The inspiration first came from a dish of cold, roasted cauliflower that I had in early May at Le Mary Celeste, a great little bar in the Haut Marais that serves shellfish and fabulous small plates cooked by Canadian-Chinese chef Haan Palcu-Chang.
It was served in a soup plate with roasted hazelnuts and fresh cilantro, and the dressing that pooled at the bottom reminded me of the typical dressing for bun bo, the Vietnamese noodle salad that Parisians love love love. And like most things I’ve tasted at Mary Celeste, where the menu changes daily, it was stop-you-in-your-tracks good.
It is with that idea in mind that I made up the formula for my sauce a few days later.
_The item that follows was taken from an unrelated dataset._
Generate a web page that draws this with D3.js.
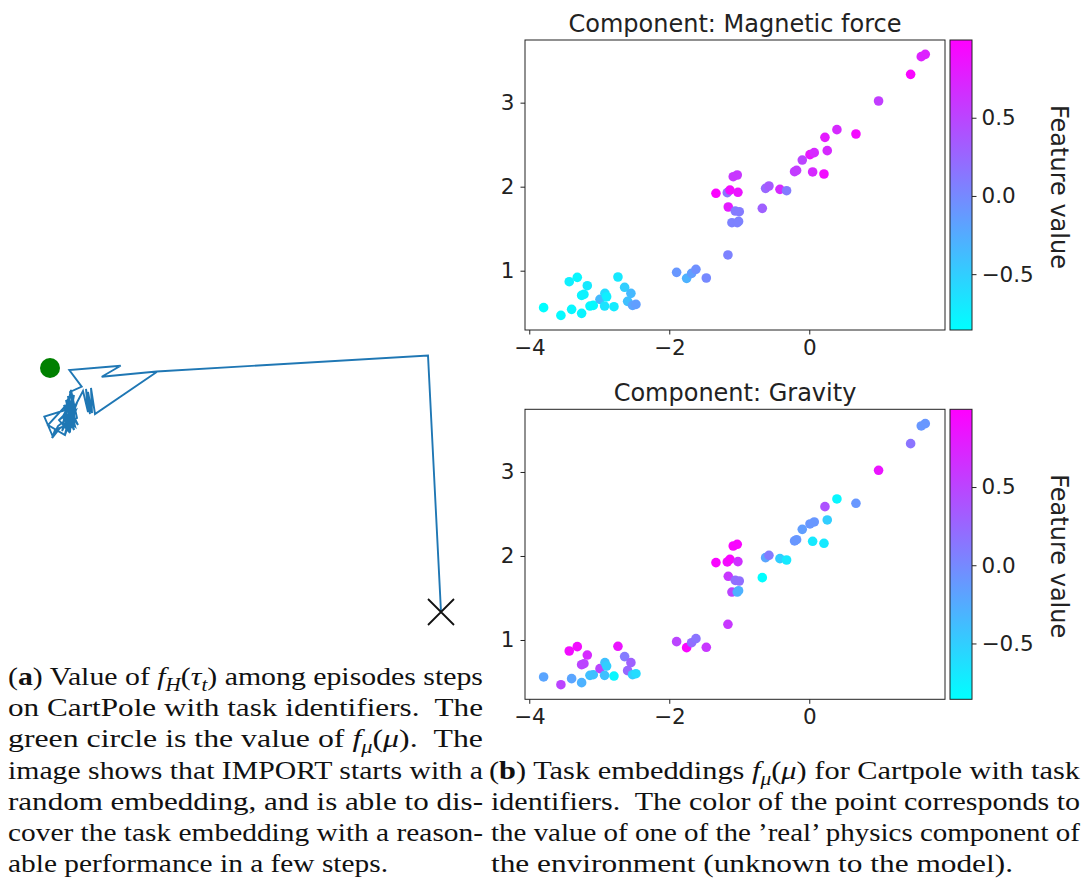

Bun bo dressing, or nuoc cham, is typically a runny dressing made with fish sauce and lime juice, sugar, garlic, and chili, but I chose to make something more akin to a vinaigrette, using just the fish sauce and lime juice, and adding sesame oil.
I first served it over roasted cauliflower, but have since enjoyed it over all kinds of sautéed vegetables as well as steamed fish, and it is astonishingly good in a vegetable stir-fry with a little ground beef and lemongrass. It is the kind of sauce that instantly raises the flavor bar by a few notches, and I am so glad I have it on my team now.
Depending on my mood and time resources, I sometimes add peanut butter to make it creamier (this version is particularly good over sautéed zucchini), and some chili sauce and garlic to make it even more complex, but the basic trinity of sesame oil, lime juice, and fish sauce is really all you need in a pinch.
What’s your magic sauce, and what do you use it with?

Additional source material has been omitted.